06 April 2007

Running the Funding Marathon

So what is the right value for raising institutional (venture) capital?

As with many things, beauty is in the eye of the beholder, or in our case, value is in the wallet of the investor. Whatever the market will bear is the real value of the company. This value may and will have nothing to do with the value your angel investors paid for their stock. It will have absolutely nothing to do with the amount of work you and your team put into making your product or putting together your offering. And it certainly bears no relationship to how much the company would have to be valued so that you retain control.

Rather than focusing on the paper value of their current ownership, founders should think ahead, through as many of the "gates" as they can forecast, that stand between them and commercial success (all the way to a liquidity event). It's like a marathon, as opposed to a sprint. The leader at the mid point is not necessarily indicative of the winner at the finish line. Not all money is created equal. It may be more important to get a good value, rather than the best value, from a partner who is in it for the long haul. This may mean taking a lower valuation today in return for accelerated market entry and mind share from a partner who brings much more than just capital to the equation.

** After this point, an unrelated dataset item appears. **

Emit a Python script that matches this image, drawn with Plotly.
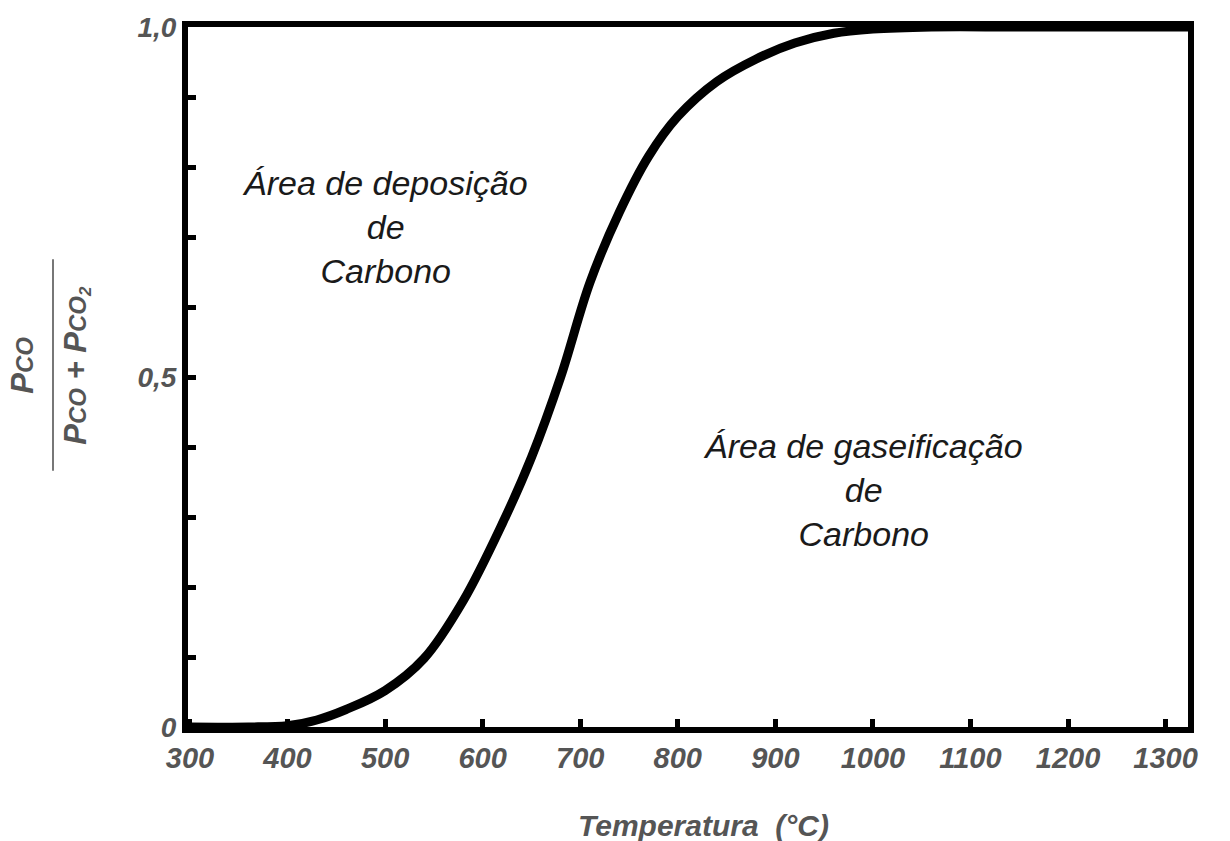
import plotly.graph_objects as go

# Curve data (temperature in °C, ratio Pco/(Pco+Pco2))
temperature = [300, 360, 400, 430, 460, 500, 540, 580, 620, 650, 680, 710, 740,
               770, 800, 840, 880, 920, 960, 1000, 1060, 1150, 1323]
ratio = [0.0, 0.0, 0.002, 0.010, 0.025, 0.052, 0.098, 0.180, 0.290, 0.385, 0.500,
         0.635, 0.735, 0.815, 0.872, 0.922, 0.954, 0.977, 0.991, 0.997, 1.0, 1.0, 1.0]

x_tickvals = [300, 400, 500, 600, 700, 800, 900, 1000, 1100, 1200, 1300]
x_ticktext = ["300", "400", "500", "600", "700", "800", "900", "1000", "1100", "1200", "1300"]
y_tickvals = [0, 0.1, 0.2, 0.3, 0.4, 0.5, 0.6, 0.7, 0.8, 0.9, 1.0]
y_ticktext = ["0", " ", " ", " ", " ", "0,5", " ", " ", " ", " ", "1,0"]

region_labels = ["Área de deposição<br>de<br>Carbono", "Área de gaseificação<br>de<br>Carbono"]
region_x = [500, 990]
region_y = [0.715, 0.338]

FONT = "Liberation Sans, Arial, sans-serif"
GRAY = "#555555"

fig = go.Figure()
fig.add_trace(go.Scatter(
    x=temperature, y=ratio, mode="lines",
    line=dict(color="black", width=9, shape="spline", smoothing=1.0),
    hoverinfo="skip", showlegend=False, cliponaxis=True,
))

fig.update_xaxes(
    range=[298, 1323], tickmode="array", tickvals=x_tickvals, ticktext=x_ticktext,
    ticks="inside", ticklen=8, tickwidth=5, tickcolor="black",
    showline=True, linewidth=6, linecolor="black", mirror=True,
    showgrid=False, zeroline=False,
    tickfont=dict(family=FONT, size=29, color=GRAY, weight="bold", style="italic"),
)
fig.update_yaxes(
    range=[0, 1], tickmode="array", tickvals=y_tickvals, ticktext=y_ticktext,
    ticks="inside", ticklen=8, tickwidth=5, tickcolor="black",
    showline=True, linewidth=6, linecolor="black", mirror=True,
    showgrid=False, zeroline=False,
    tickfont=dict(family=FONT, size=28, color=GRAY, weight="bold", style="italic"),
)

for txt, xv, yv in zip(region_labels, region_x, region_y):
    fig.add_annotation(
        x=xv, y=yv, xref="x", yref="y", text=txt, showarrow=False,
        font=dict(family=FONT, size=34, color="#1a1a1a", style="italic"),
        align="center",
    )

# x-axis title
fig.add_annotation(
    x=0.515, y=-0.14, xref="paper", yref="paper", text="Temperatura  (°C)",
    showarrow=False, xanchor="center", yanchor="middle",
    font=dict(family=FONT, size=30, color=GRAY, weight="bold", style="italic"),
)

# y-axis title as a fraction
num = "P<span style='font-size:24px'>CO</span>"
den = ("P<span style='font-size:24px'>CO</span> + "
       "P<span style='font-size:24px'>CO<sub>2</sub></span>")
yfont = dict(family=FONT, size=31, color=GRAY, weight="bold", style="italic")
fig.add_annotation(x=-0.165, y=0.516, xref="paper", yref="paper", text=num,
                   showarrow=False, textangle=-90, font=yfont,
                   xanchor="center", yanchor="middle")
fig.add_annotation(x=-0.111, y=0.516, xref="paper", yref="paper", text=den,
                   showarrow=False, textangle=-90, font=yfont,
                   xanchor="center", yanchor="middle")
fig.add_shape(type="line", xref="paper", yref="paper",
              x0=-0.135, x1=-0.135, y0=(727 - 470) / 702, y1=(727 - 258) / 702,
              line=dict(color="#777777", width=2))

fig.update_layout(
    width=1230, height=841,
    margin=dict(l=188, r=42, t=25, b=114),
    paper_bgcolor="white", plot_bgcolor="white",
    showlegend=False,
)

fig.write_html("out.html")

Often we see founders falling prey to early angel investors "bidding up" the value of their companies during several cash calls in an effort to increase their short term valuations. While this may "feel good" at the moment, it could become a critical obstacle to their long term success. Founders should understand that it will be VERY DIFFICULT to later get an early investor to digest a crammed down valuation if these angel values were artificially inflated.

Here's an example: A plastics company in upstate NY purchases some very interesting patents from a large industrial conglomerate who doesn't view them as critical. They raise angel capital to begin to prototype this product. They run out of cash. Management either knew or should have known they would need more cash. They go back to their investors needing more capital. The investors agree, perhaps they bring in a few of their friends in this round, but only at a newly established higher value. This continues for several more years. By this time the company has yet to commercialize its product, yet the valuation is now in the double digit millions - based almost entirely upon the angel investors bidding against themselves to increase the value and to feel good that their investment is increasing in value. Has this higher valuation helped them?

Absolutely not!

They are now getting closer to being able to commercialize the product. They need sales and marketing funding, they need production facilities, they are ready for their launch. This requires capital in excess of anything they have raised in the past. So they seek out institutional investors. In fact as they become a bit more desperate, they also seek a strategic buyer. There are several interested acquirors - but they each in turn demur due to the demanded valuations. Ultimately there is interest from institutional investors (bigger fool theory in play here?), they can't justify the lofty valuations the angels' fictions have created! But the company needs the capital. And voila - cram down occurs. Founders get squeezed (out completely in this case). Early investors get burned. Later investors get fried! And company's prospects for success are still in doubt. But the founders felt great at these lofty values, that is at least until ... they got dumped!

What could have happened?

With some foresight, the founders might have begun to understand that the only real valuation that matters is the one just before they cash out. Restricting their fund raising rounds to smaller increases (or sideways) in value that were commensurate with their market progress, might have enabled them to keep the valuations in line and then be able to raise capital from institutions at an appropriate rate. Or, it might have enabled them to cash out in a sale to a competitor at a valuation they could stomach.

This vortex of capital raising can stymie the progress of even the most promising venture. So beware when you hear yourself remarking about how the world doesn't get your value proposition! The "best" valuation you can have for your company, may not be the one that momentarily makes you currently feel the richest.